Most of the names on Berhalter’s latest roster haven’t lived through the likes of a trip to Honduras or Costa Rica. Yedlin has. His history with the program might be as valuable as his still prodigious talent.
For lack of a better way of describing it, Yedlin has aged into a leadership role with the national team. That responsibility comes with the territory. For Yedlin, however, leadership can often go beyond age and experience.
“It’s an interesting role,” Yedlin said about being a leader in the team.” You know, I think when you look at any veteran player, that’s kind of the role that you’re expected to play. But you also have to look at the fact you have guys in here, very young guys that are also leaders as well. They’ve been in this system a lot now. I think with this group, there’s just a lot of natural leaders.”
“I don’t think it’s my natural born kind of skill,” he continued. “But you have so many natural leaders here with the younger guys and obviously me coming in as a vet [it’s] kind of pushing myself into that role.
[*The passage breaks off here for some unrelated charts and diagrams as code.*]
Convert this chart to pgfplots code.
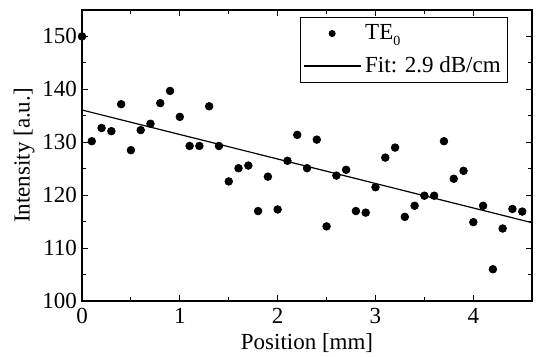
\documentclass[border=0pt]{standalone}
\usepackage{fontspec}
\setmainfont{Liberation Serif}
\usepackage{pgfplots}
\pgfplotsset{compat=1.18}
\begin{document}
\begin{tikzpicture}
\begin{axis}[
  scale only axis,
  width=225pt, height=145.5pt,
  xmin=0, xmax=4.6, ymin=100, ymax=155,
  xtick={0,1,2,3,4}, ytick={100,110,120,130,140,150},
  minor x tick num=1, minor y tick num=1,
  tick align=inside, tick pos=both,
  major tick length=3pt, minor tick length=1.8pt,
  axis line style={line width=0.7pt},
  every tick/.style={black, line width=0.5pt},
  /pgf/number format/assume math mode=true,
  tick label style={font=\fontsize{11.5}{13}\selectfont},
  yticklabel style={xshift=1pt},
  xlabel={Position [mm]}, ylabel={Intensity [a.u.]},
  label style={font=\fontsize{11.5}{13}\selectfont},
  xlabel style={yshift=2pt},
  ylabel style={yshift=-3pt},
  legend style={at={(0.947,0.976)}, anchor=north east, draw=black, line width=0.5pt,
    font=\fontsize{11.5}{13}\selectfont, inner sep=1.5pt, row sep=3pt},
  legend cell align=left,
  legend image code/.code={\draw[#1] (0cm,0cm) -- (1.0cm,0cm);},
]
\addplot[only marks, mark=*, mark size=1.9pt, black,
  legend image code/.code={\draw[black,fill=black] (0.5cm,0cm) circle (1.5pt);}]
 coordinates {
 (0,150.0) (0.1,130.2) (0.2,132.7) (0.3,132.1) (0.4,137.2) (0.5,128.5)
 (0.6,132.3) (0.7,133.5) (0.8,137.4) (0.9,139.7) (1.0,134.8) (1.1,129.3)
 (1.2,129.3) (1.3,136.8) (1.4,129.3) (1.5,122.6) (1.6,125.1) (1.7,125.6)
 (1.8,117.0) (1.9,123.5) (2.0,117.3) (2.1,126.5) (2.2,131.4) (2.3,125.1)
 (2.4,130.5) (2.5,114.1) (2.6,123.7) (2.7,124.8) (2.8,117.0) (2.9,116.7)
 (3.0,121.5) (3.1,127.1) (3.2,129.0) (3.3,115.9) (3.4,118.0) (3.5,119.9)
 (3.6,119.9) (3.7,130.2) (3.8,123.1) (3.9,124.6) (4.0,114.9) (4.1,118.0)
 (4.2,106.0) (4.3,113.7) (4.4,117.4) (4.5,116.9)
 };
\addlegendentry{TE$_{\raisebox{-1pt}{\scriptsize 0}}$}
\addplot[black, line width=0.6pt, no marks] coordinates {(0,136.1) (4.6,114.8)};
\addlegendentry{Fit: 2.9 dB/cm}
\end{axis}
\pgfresetboundingbox
\path (current axis.south west) ++(-41pt,-27.5pt) coordinate (bl);
\path (current axis.north east) ++(2pt,5pt) coordinate (tr);
\path (bl) rectangle (tr);
\end{tikzpicture}
\end{document}
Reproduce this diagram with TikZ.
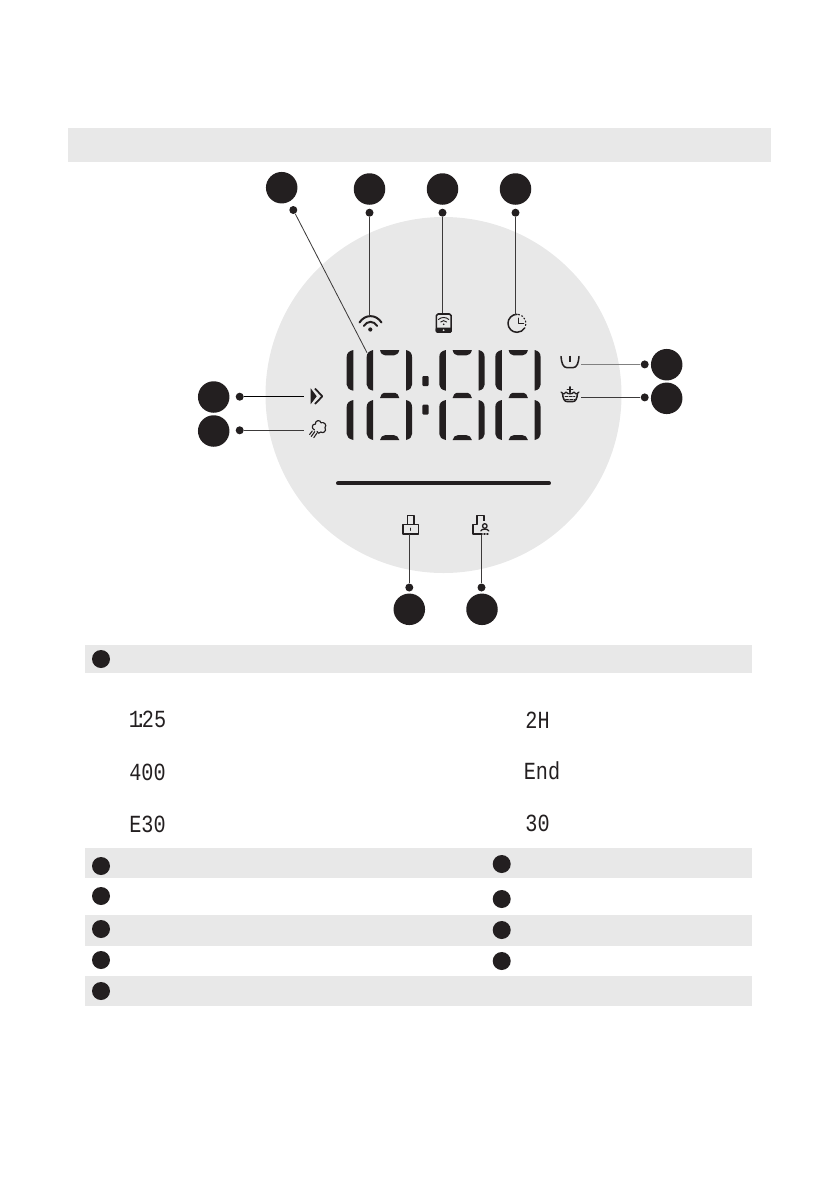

There’s tons of leaders on this team, which is great to see because I think you need that, especially when you’re on the field.”
Yedlin’s assessment of the state of leadership in the USMNT should be encouraging to fans. While Berhalter has undoubtedly turned to a few veterans to provide an example and some of the key pieces of the lineup have experience in the ways of Concacaf, the team will need to generate inertia from within the younger group to reach its full potential.
A few years of ups and downs as a professional provided Yedlin with a perspective on the excitement that forms around young players, especially those who make the move to Europe. The bottom line? As the soccer adage goes, if you’re good enough, you’re old enough.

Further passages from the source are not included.